Une cible pour les antibiotiques.
Les lauréats de cette année ont permis de comprendre le rôle des ribosomes, un des éléments les plus complexes de la machinerie cellulaire, dans la traduction de l’information génétique contenue dans l’ARN messager et la synthèse des protéines. À partir d’un simple code inerte contenu dans l’ADN, le ribosome permet la production des dizaines de millions de fonctions spécifiques. Sans eux, « il n’y aurait pas de vie ». Ils permettent la production de protéines indispensables, hémoglobine, insuline, anticorps ou encore kératine. En 2000, à un mois d’intervalle (août et septembre), Ada Yonath et Venkatraman ont publié la structure tridimensionnelle de la petite sous-unité (30S) et Thomas Steiz celle de la grande unité (50S).
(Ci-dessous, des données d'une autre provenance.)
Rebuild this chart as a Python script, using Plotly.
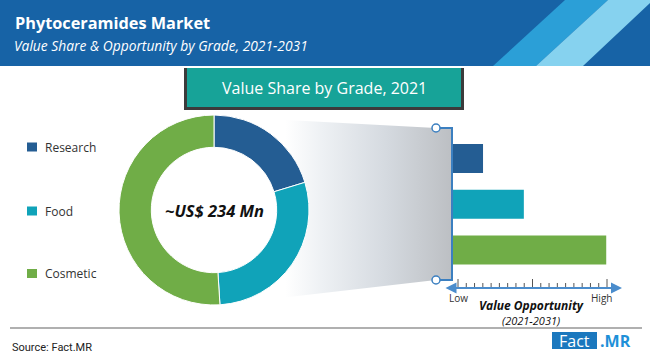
import plotly.graph_objects as go

# ---------------- data ----------------
categories = ["Research", "Food", "Cosmetic"]
share_2021 = [20.3, 28.7, 51.0]          # value share by grade, 2021 (%)
opportunity = [19.5, 46.0, 99.5]         # relative value opportunity 2021-2031 (Low=0 .. High=100)
market_label = "~US$ 234 Mn"
title = "Phytoceramides Market"
subtitle = "Value Share & Opportunity by Grade, 2021-2031"
box_title = "Value Share by Grade, 2021"

# ---------------- styles ----------------
colors = ["#245d93", "#10a3b9", "#70ad47"]
W, H = 650, 361
FONT = "Open Sans"


def px(x):
    return x / W


def py(y):
    return 1 - y / H


fig = go.Figure()

# gradient "projection" from donut to bars (decoration, pixel axis)
fig.add_trace(go.Scatter(
    x=[214, 436, 452, 452, 436, 220, 214],
    y=[116, 128, 128, 280, 280, 305, 116],
    xaxis="x3", yaxis="y3", mode="lines", line=dict(width=0),
    fill="toself",
    fillgradient=dict(type="horizontal",
                      colorscale=[[0, "#ffffff"], [0.3, "#ffffff"], [0.45, "#eef1f4"],
                                  [0.72, "#d5dae0"], [1, "#bcbfc3"]]),
    hoverinfo="skip", showlegend=False))

# donut
fig.add_trace(go.Pie(
    labels=categories, values=share_2021, hole=0.66, sort=False,
    direction="clockwise", rotation=0,
    marker=dict(colors=colors, line=dict(color="white", width=1)),
    textinfo="none", showlegend=False,
    domain=dict(x=[px(119), px(309)], y=[py(305), py(115)])))

# bars
fig.add_trace(go.Bar(
    y=categories, x=opportunity, orientation="h", width=0.63,
    marker=dict(color=colors, line=dict(width=0)),
    xaxis="x", yaxis="y", showlegend=False))

shapes = []
ann = []

# header
shapes.append(dict(type="rect", xref="x3", yref="y3", x0=0, x1=650, y0=0, y1=66,
                   fillcolor="#1763a6", line=dict(width=0), layer="below"))
shapes.append(dict(type="path", xref="x3", yref="y3",
                   path="M 565 0 L 608 0 L 536 66 L 493 66 Z",
                   fillcolor="#2b9fd7", line=dict(width=0), layer="below"))
shapes.append(dict(type="path", xref="x3", yref="y3",
                   path="M 608 0 L 651 0 L 651 2 L 583 66 L 536 66 Z",
                   fillcolor="#86d2ef", line=dict(width=0), layer="below"))

ann.append(dict(x=13, y=23, xref="x3", yref="y3", text="<b>" + title + "</b>",
                showarrow=False, xanchor="left", yanchor="middle",
                font=dict(family=FONT, size=16.3, color="white")))
ann.append(dict(x=12, y=45, xref="x3", yref="y3", text="<i>" + subtitle + "</i>",
                showarrow=False, xanchor="left", yanchor="middle",
                font=dict(family=FONT, size=13.8, color="white")))

# title box
shapes.append(dict(type="rect", xref="x3", yref="y3", x0=184, x1=464, y0=68, y1=110,
                   fillcolor="#3b3b3b", line=dict(width=0)))
shapes.append(dict(type="rect", xref="x3", yref="y3", x0=187, x1=461, y0=68, y1=107,
                   fillcolor="#17a398", line=dict(width=0)))
ann.append(dict(x=324, y=88, xref="x3", yref="y3", text=box_title, showarrow=False,
                font=dict(family=FONT, size=16, color="white")))

# donut centre text
ann.append(dict(x=214, y=210, xref="x3", yref="y3", text="<b><i>" + market_label + "</i></b>",
                showarrow=False, font=dict(family=FONT, size=16.5, color="#111111")))

# legend
leg_y = [147, 211, 273.5]
for i, c in enumerate(categories):
    shapes.append(dict(type="rect", xref="x3", yref="y3", x0=27, x1=37,
                       y0=leg_y[i] - 4.5, y1=leg_y[i] + 4.5,
                       fillcolor=colors[i], line=dict(width=0)))
    ann.append(dict(x=43, y=leg_y[i], xref="x3", yref="y3", text=c, showarrow=False,
                    xanchor="left", yanchor="middle",
                    font=dict(family=FONT, size=12, color="#333333")))

# bracket
shapes.append(dict(type="path", xref="x3", yref="y3",
                   path="M 436 128 L 452 128 L 452 280 L 436 280",
                   line=dict(color="#3b7fc0", width=2)))
for cy in (128, 280):
    shapes.append(dict(type="circle", xref="x3", yref="y3", x0=432, x1=440,
                       y0=cy - 4, y1=cy + 4, fillcolor="white",
                       line=dict(color="#3b7fc0", width=1.5)))

# value opportunity scale
ann.append(dict(x=622, y=288, ax=444, ay=288, xref="x3", yref="y3", axref="x3", ayref="y3",
                text="", showarrow=True, arrowhead=2, arrowside="end+start",
                arrowsize=1.1, arrowwidth=2, arrowcolor="#4a8ccc"))
n_ticks = 19
for k in range(n_ticks):
    tx = 458 + k * (607 - 458) / (n_ticks - 1)
    tall = k in (0, 9, 18)
    shapes.append(dict(type="line", xref="x3", yref="y3", x0=tx, x1=tx,
                       y0=279 if tall else 283, y1=288,
                       line=dict(color="#555555", width=1)))
ann.append(dict(x=458, y=298, xref="x3", yref="y3", text="Low", showarrow=False,
                font=dict(family=FONT, size=10, color="#333333")))
ann.append(dict(x=601, y=298, xref="x3", yref="y3", text="High", showarrow=False,
                font=dict(family=FONT, size=10, color="#333333")))
ann.append(dict(x=531, y=305, xref="x3", yref="y3", text="<b><i>Value Opportunity</i></b>",
                showarrow=False, font=dict(family=FONT, size=12, color="#111111")))
ann.append(dict(x=531, y=320, xref="x3", yref="y3", text="<i>(2021-2031)</i>",
                showarrow=False, font=dict(family=FONT, size=11, color="#111111")))

# footer
shapes.append(dict(type="line", xref="x3", yref="y3", x0=10, x1=642, y0=328, y1=328,
                   line=dict(color="#b0b0b0", width=2)))
ann.append(dict(x=10, y=347, xref="x3", yref="y3", text="Source: Fact.MR", showarrow=False,
                xanchor="left", yanchor="middle",
                font=dict(family="Roboto", size=11, color="#222222")))
shapes.append(dict(type="rect", xref="x3", yref="y3", x0=552, x1=597, y0=332, y1=349,
                   fillcolor="#1b78be", line=dict(width=0)))
ann.append(dict(x=574.5, y=340.5, xref="x3", yref="y3", text="Fact", showarrow=False,
                font=dict(family=FONT, size=16, color="white")))
ann.append(dict(x=598, y=340.5, xref="x3", yref="y3", text="<b>.MR</b>", showarrow=False,
                xanchor="left", font=dict(family=FONT, size=16, color="#1e90d8")))

fig.update_layout(
    width=W, height=H, margin=dict(l=0, r=0, t=0, b=0),
    paper_bgcolor="white", plot_bgcolor="rgba(0,0,0,0)",
    showlegend=False,
    xaxis=dict(domain=[px(453), px(607)], range=[0, 100], visible=False, anchor="y",
               fixedrange=True),
    yaxis=dict(domain=[py(272.9), py(135.6)], type="category", categoryorder="array",
               categoryarray=categories, range=[2.5, -0.5], visible=False, anchor="x",
               fixedrange=True),
    xaxis3=dict(domain=[0, 1], range=[0, W], visible=False, anchor="y3", fixedrange=True),
    yaxis3=dict(domain=[0, 1], range=[H, 0], visible=False, anchor="x3", fixedrange=True),
    shapes=shapes, annotations=ann,
)

fig.write_html("out.html", config={"displayModeBar": False},
               post_script="document.body.style.margin='0';document.body.style.overflow='hidden';")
Cette image détaillée du ribosome autorisait une lecture fonctionnelle précise du ribosome. Elle a notamment permis de développer de nouveaux antibiotiques, « aidant directement à protéger la vie et à faire diminuer les souffrances de l'humanité », souligne le comité Nobel. Sans ribosome en état de fonctionner, la bactérie ne peut survivre. Les antibiotiques agissent en bloquant les fonctions des ribosomes des bactéries, qui, comme tous les êtres vivants, en sont dotés. Les ribosomes sont une cible pour la moitié des molécules antibactériennes actuellement sur le marché et en développement.
Ada Yonath, Israélienne de 70 ans, est la quatrième femme à recevoir le prix Nobel de chimie. « J'étais chez ma fille en Israël et la première réaction a été celle d'une joie débordante. Elle était si heureuse que ma joie a été décuplée », a-t-elle expliqué à l'annonce du prix. Au début de ses travaux, elle ne s'attendait pas à ce qu'ils aient une telle application pratique médicale, a-t-elle souligné. Thomas Steitz, 69 ans, Américain et professeur à l'université de Yale (nord-est), est cofondateur en 2001, d'une entreprise pharmaceutique destinée à exploiter les découvertes. « J'étais en train d'aller à la gym, mais heureusement la personne qui m'a appelé de Stockholm m'a dit que je ferais mieux de ne pas y aller, qu'il y allait avoir des coups de téléphone », s’est-il enthousiasmé. Venkatraman Ramakrishnan, né en Inde en 1952 et qui enseigne à Cambridge, en Grande-Bretagne, a, lui, souligné que les lauréats du Nobel n'étaient que « les capitaines d’une équipe » dont les efforts ont été renforcés par de nombreux chercheurs.